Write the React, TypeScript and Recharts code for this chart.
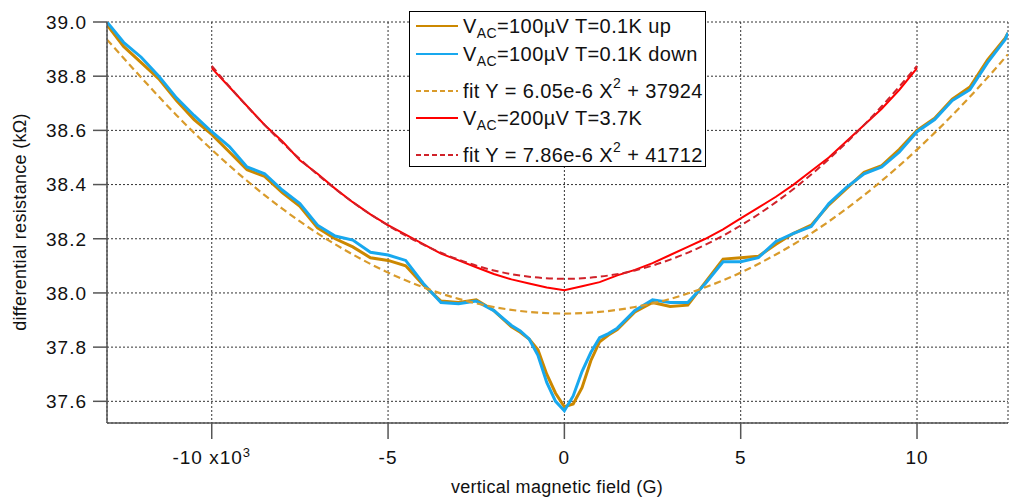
import React from 'react';
import { LineChart, Line, XAxis, YAxis, CartesianGrid } from 'recharts';

// magnetic field (G) for the 0.1 K sweeps
const fieldLow = [
  -12970, -12500, -12000, -11500, -11000, -10500, -10000, -9500, -9000, -8500, -8000, -7500,
  -7000, -6500, -6000, -5500, -5000, -4500, -4000, -3500, -3000, -2500, -2000, -1500,
  -1250, -1000, -750, -500, -250, 0, 250, 500, 750, 1000, 1250, 1500,
  2000, 2500, 3000, 3500, 4000, 4500, 5000, 5500, 6000, 6500, 7000, 7500,
  8000, 8500, 9000, 9500, 10000, 10500, 11000, 11500, 12000, 12500, 12580,
];
// differential resistance (kOhm), sweep up
const rUp = [
  38.99, 38.91, 38.85, 38.79, 38.71, 38.64, 38.585, 38.52, 38.455, 38.43, 38.37, 38.32,
  38.24, 38.2, 38.17, 38.13, 38.12, 38.1, 38.03, 37.97, 37.965, 37.975, 37.935, 37.875,
  37.855, 37.83, 37.79, 37.7, 37.63, 37.58, 37.59, 37.65, 37.75, 37.82, 37.845, 37.865,
  37.93, 37.965, 37.95, 37.955, 38.04, 38.125, 38.13, 38.135, 38.18, 38.22, 38.25, 38.325,
  38.385, 38.445, 38.47, 38.53, 38.6, 38.645, 38.715, 38.76, 38.86, 38.94, 38.96,
];
// sweep down
const rDown = [
  39.0, 38.925, 38.87, 38.8, 38.72, 38.655, 38.595, 38.54, 38.465, 38.44, 38.38, 38.33,
  38.25, 38.21, 38.195, 38.15, 38.14, 38.12, 38.035, 37.965, 37.96, 37.97, 37.935, 37.88,
  37.86, 37.83, 37.77, 37.67, 37.6, 37.565, 37.62, 37.71, 37.78, 37.835, 37.85, 37.87,
  37.935, 37.975, 37.965, 37.965, 38.035, 38.115, 38.115, 38.13, 38.19, 38.22, 38.245, 38.33,
  38.39, 38.44, 38.465, 38.52, 38.595, 38.64, 38.71, 38.75, 38.85, 38.935, 38.96,
];

// parabola fit of the 0.1 K data
const fieldFitLow = [
  -12970, -12000, -11000, -10000, -9000, -8000, -7000, -6000, -5000, -4000, -3000, -2000, -1000,
  0, 1000, 2000, 3000, 4000, 5000, 6000, 7000, 8000, 9000, 10000, 11000, 12000, 12580,
];
const rFitLow = [
  38.935, 38.795, 38.656, 38.529, 38.414, 38.311, 38.22, 38.142, 38.075, 38.021, 37.978, 37.948, 37.93,
  37.924, 37.93, 37.948, 37.978, 38.021, 38.075, 38.142, 38.22, 38.311, 38.414, 38.529, 38.656, 38.795, 38.881,
];

// 3.7 K sweep
const fieldHigh = [
  -10000, -9500, -9000, -8500, -8000, -7500, -7000, -6500, -6000, -5500, -5000,
  -4500, -4000, -3500, -3000, -2500, -2000, -1500, -1000, -500, 0,
  500, 1000, 1500, 2000, 2500, 3000, 3500, 4000, 4500, 5000,
  5500, 6000, 6500, 7000, 7500, 8000, 8500, 9000, 9500, 10000,
];
const rHigh = [
  38.83, 38.76, 38.69, 38.62, 38.56, 38.49, 38.44, 38.385, 38.335, 38.29, 38.25,
  38.215, 38.18, 38.145, 38.12, 38.095, 38.07, 38.05, 38.035, 38.02, 38.01,
  38.025, 38.04, 38.065, 38.085, 38.11, 38.14, 38.17, 38.2, 38.235, 38.275,
  38.315, 38.355, 38.4, 38.45, 38.5, 38.56, 38.62, 38.68, 38.75, 38.83,
];

const fieldFitHigh = [
  -10000, -9000, -8000, -7000, -6000, -5000, -4000, -3000, -2000, -1000,
  0, 1000, 2000, 3000, 4000, 5000, 6000, 7000, 8000, 9000, 10000,
];
const rFitHigh = [
  38.838, 38.689, 38.555, 38.437, 38.335, 38.249, 38.178, 38.123, 38.083, 38.06,
  38.052, 38.06, 38.083, 38.123, 38.178, 38.249, 38.335, 38.437, 38.555, 38.689, 38.838,
];

const xTicks = [-10000, -5000, 0, 5000, 10000];
const yTicks = [37.6, 37.8, 38.0, 38.2, 38.4, 38.6, 38.8, 39.0];

const FONT = '"Liberation Sans", Arial, sans-serif';
const AXIS = '#555';

const zip = (xs: number[], ys: number[]) => xs.map((x, i) => ({ x, y: ys[i] }));

const series = [
  { key: 'up', data: zip(fieldLow, rUp), color: '#CC8800', width: 3, dash: undefined, type: 'linear' },
  { key: 'down', data: zip(fieldLow, rDown), color: '#18A8EE', width: 3, dash: undefined, type: 'linear' },
  { key: 'fitLow', data: zip(fieldFitLow, rFitLow), color: '#D99B2B', width: 2.2, dash: '7 4', type: 'monotone' },
  { key: 'high', data: zip(fieldHigh, rHigh), color: '#FF0000', width: 2, dash: undefined, type: 'linear' },
  { key: 'fitHigh', data: zip(fieldFitHigh, rFitHigh), color: '#D0222A', width: 2, dash: '7 4', type: 'monotone' },
];

const XTick = (props: any) => {
  const { x, y, payload } = props;
  const v = payload.value;
  return (
    <text x={x} y={y} dy="0.71em" textAnchor="middle" fontSize={19} letterSpacing={1} fontFamily={FONT} fill="#111">
      {v === -10000 ? (
        <>
          -10 x10<tspan dy={-7} fontSize={13}>3</tspan>
        </>
      ) : (
        String(v / 1000)
      )}
    </text>
  );
};

const Sub = ({ children }: { children: React.ReactNode }) => (
  <span style={{ fontSize: 14, position: 'relative', top: 5 }}>{children}</span>
);
const Sup = ({ children }: { children: React.ReactNode }) => (
  <span style={{ fontSize: 14, position: 'relative', top: -10 }}>{children}</span>
);

const legendRows = [
  { y: 25, color: '#CC8800', dash: undefined, label: <>V<Sub>AC</Sub>=100µV T=0.1K up</> },
  { y: 53, color: '#18A8EE', dash: undefined, label: <>V<Sub>AC</Sub>=100µV T=0.1K down</> },
  { y: 90, color: '#D99B2B', dash: '5 3', label: <>fit Y = 6.05e-6 X<Sup>2</Sup> + 37924</> },
  { y: 117, color: '#FF0000', dash: undefined, label: <>V<Sub>AC</Sub>=200µV T=3.7K</> },
  { y: 154, color: '#D0222A', dash: '5 3', label: <>fit Y = 7.86e-6 X<Sup>2</Sup> + 41712</> },
];

export default function App() {
  return (
    <div style={{ position: 'absolute', left: 0, top: 0, width: 1009, height: 500, fontFamily: FONT, background: '#fff' }}>
      <LineChart width={1009} height={500} margin={{ top: 22, right: 1, bottom: 27, left: 47 }}>
        <CartesianGrid stroke="#333" strokeDasharray="2 2" />
        <XAxis
          type="number"
          dataKey="x"
          domain={[-12970, 12580]}
          allowDataOverflow
          ticks={xTicks}
          tick={<XTick />}
          tickSize={16}
          tickMargin={12}
          height={50}
          axisLine={{ stroke: AXIS, strokeWidth: 1.5 }}
          tickLine={{ stroke: AXIS, strokeWidth: 1.5 }}
        />
        <YAxis
          type="number"
          dataKey="y"
          domain={[37.52, 39.0]}
          allowDataOverflow
          ticks={yTicks}
          tickFormatter={(v: number) => v.toFixed(1)}
          tickSize={14}
          tickMargin={6}
          width={60}
          tick={{ fontSize: 19, fontFamily: FONT, fill: '#111', letterSpacing: 1 }}
          axisLine={{ stroke: AXIS, strokeWidth: 1.5 }}
          tickLine={{ stroke: AXIS, strokeWidth: 1.5 }}
        />
        {series.map((s) => (
          <Line
            key={s.key}
            data={s.data}
            dataKey="y"
            type={s.type as any}
            stroke={s.color}
            strokeWidth={s.width}
            strokeDasharray={s.dash}
            dot={false}
            activeDot={false}
            isAnimationActive={false}
          />
        ))}
      </LineChart>
      <svg width={1009} height={500} style={{ position: 'absolute', left: 0, top: 0, pointerEvents: 'none' }}>
        <text x={20} y={222} transform="rotate(-90 20 222)" textAnchor="middle" dominantBaseline="central" fontSize={18} letterSpacing={0.3} fontFamily={FONT} fill="#111">
          differential resistance (kΩ)
        </text>
        <text x={557} y={487} textAnchor="middle" dominantBaseline="central" fontSize={18} letterSpacing={0.3} fontFamily={FONT} fill="#111">
          vertical magnetic field (G)
        </text>
      </svg>
      <div
        style={{
          position: 'absolute',
          left: 409,
          top: 11,
          width: 297,
          height: 156,
          border: '1px solid #000',
          background: '#fff',
          boxSizing: 'border-box',
        }}
      >
        {legendRows.map((r, i) => (
          <div key={i} style={{ position: 'absolute', left: 0, top: r.y - 11 - 12, height: 24, width: 295, whiteSpace: 'nowrap' }}>
            <svg width={44} height={24} style={{ position: 'absolute', left: 5, top: 0 }}>
              <line x1={1} x2={43} y1={12} y2={12} stroke={r.color} strokeWidth={2} strokeDasharray={r.dash} />
            </svg>
            <span style={{ position: 'absolute', left: 53, top: 0, lineHeight: '24px', fontSize: 20, letterSpacing: 0.4, color: '#111' }}>{r.label}</span>
          </div>
        ))}
      </div>
    </div>
  );
}
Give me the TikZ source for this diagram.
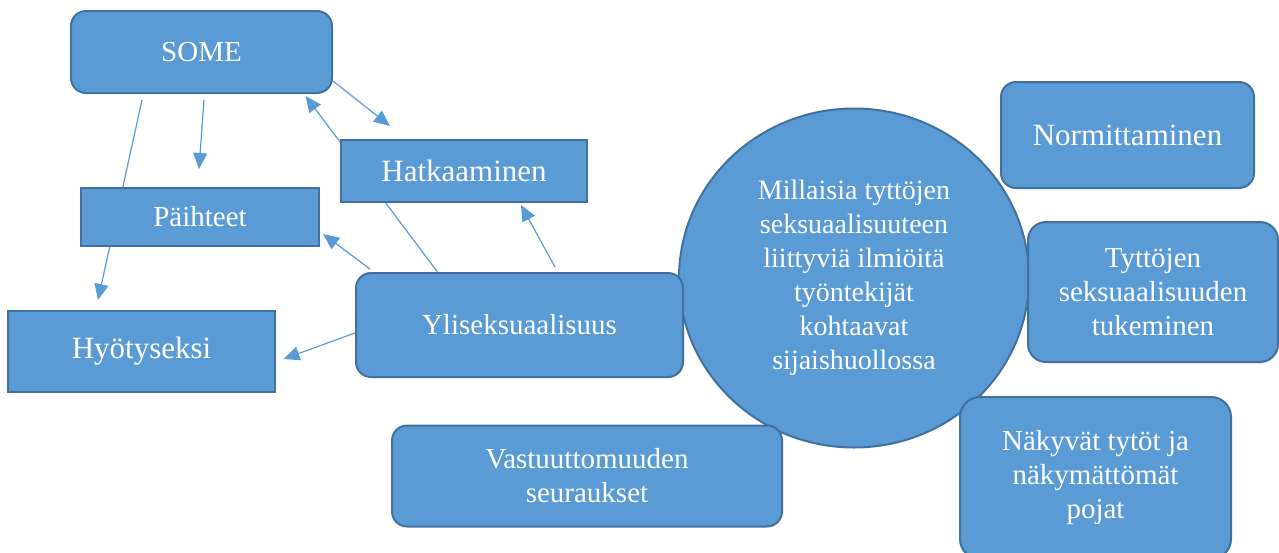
\documentclass[tikz,border=0pt]{standalone}
\usepackage{fontspec}
\setmainfont{Liberation Serif}
\usetikzlibrary{arrows.meta, backgrounds, shapes.geometric}
\definecolor{boxblue}{HTML}{5B9BD5}
\definecolor{boxline}{HTML}{41719C}
\begin{document}
\begin{tikzpicture}[x=1pt, y=1pt]
			\tikzstyle{block}=[draw=boxline, line width=2pt, fill=boxblue, text=white, inner sep=0pt, align=center, font=\fontsize{29}{34}\selectfont]
			\tikzstyle{rblock}=[block, rounded corners=15pt]
			\tikzstyle{link}=[draw=boxblue, line width=1.2pt, -{Triangle[length=16pt, width=14pt]}]
			\useasboundingbox (0,0) rectangle (1279,-552);
			\clip (0,0) rectangle (1279,-552);
			\node [block, ellipse, minimum width=350pt, minimum height=339pt, font=\fontsize{28}{34}\selectfont] (main) at (854,-278) {Millaisia tyttöjen\\seksuaalisuuteen\\liittyviä ilmiöitä\\työntekijät\\kohtaavat\\sijaishuollossa};
			\node [rblock, minimum width=261pt, minimum height=82pt] (some) at (201.5,-52) {SOME};
			\node [block, minimum width=246pt, minimum height=62pt, font=\fontsize{31}{34}\selectfont] (hatk) at (464,-171) {Hatkaaminen};
			\node [block, minimum width=238pt, minimum height=58pt] (paih) at (200,-217) {Päihteet};
			\node [block, minimum width=267pt, minimum height=81pt, font=\fontsize{31}{34}\selectfont] (hyot) at (141.5,-351.5) {Hyötyseksi};
			\node [rblock, minimum width=327pt, minimum height=104pt] (ylis) at (519.5,-325) {Yliseksuaalisuus};
			\node [rblock, minimum width=390pt, minimum height=101pt] (vast) at (587,-476) {Vastuuttomuuden\\seuraukset};
			\node [rblock, minimum width=253pt, minimum height=106pt, font=\fontsize{31}{34}\selectfont] (norm) at (1127.5,-135) {Normittaminen};
			\node [rblock, minimum width=250pt, minimum height=140pt, rounded corners=18pt] (tytt) at (1153,-292) {Tyttöjen\\seksuaalisuuden\\tukeminen};
			\node [rblock, minimum width=271pt, minimum height=162pt, rounded corners=20pt] (naky) at (1095.5,-478) {Näkyvät tytöt ja\\näkymättömät\\pojat};
			\begin{pgfonlayer}{background}
			\draw [link] ([yshift=-29pt]some.east) -- ([xshift=-74pt, yshift=13pt]hatk.north);
			\draw [link] ([xshift=-82pt]ylis.north) -- ([xshift=104pt, yshift=-2pt]some.south);
			\draw [link] ([xshift=2.5pt, yshift=-6pt]some.south) -- ([xshift=-1pt, yshift=18pt]paih.north);
			\draw [link] ([xshift=-59.5pt, yshift=-6pt]some.south) -- ([xshift=-43.5pt, yshift=10pt]hyot.north);
			\draw [link] ([xshift=15pt, yshift=3pt]ylis.north west) -- ([xshift=3pt, yshift=13pt]paih.south east);
			\draw [link] ([xshift=35.5pt, yshift=5pt]ylis.north) -- ([xshift=57pt, yshift=-2pt]hatk.south);
			\draw [link] ([yshift=-8pt]ylis.west) -- ([xshift=7.5pt, yshift=-7.5pt]hyot.east);
			\end{pgfonlayer}
		\end{tikzpicture}
\end{document}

+++++

--- PROMPT ---
Reproduce the material above from its first line through the line containing "XAxis, YAxis, CartesianGrid", both ends included, and skip every picture.

--- RESULT OF THIS TASK ---
Write the React, TypeScript and Recharts code for this chart.
import React from 'react';
import { LineChart, Line, XAxis, YAxis, CartesianGrid } from 'recharts';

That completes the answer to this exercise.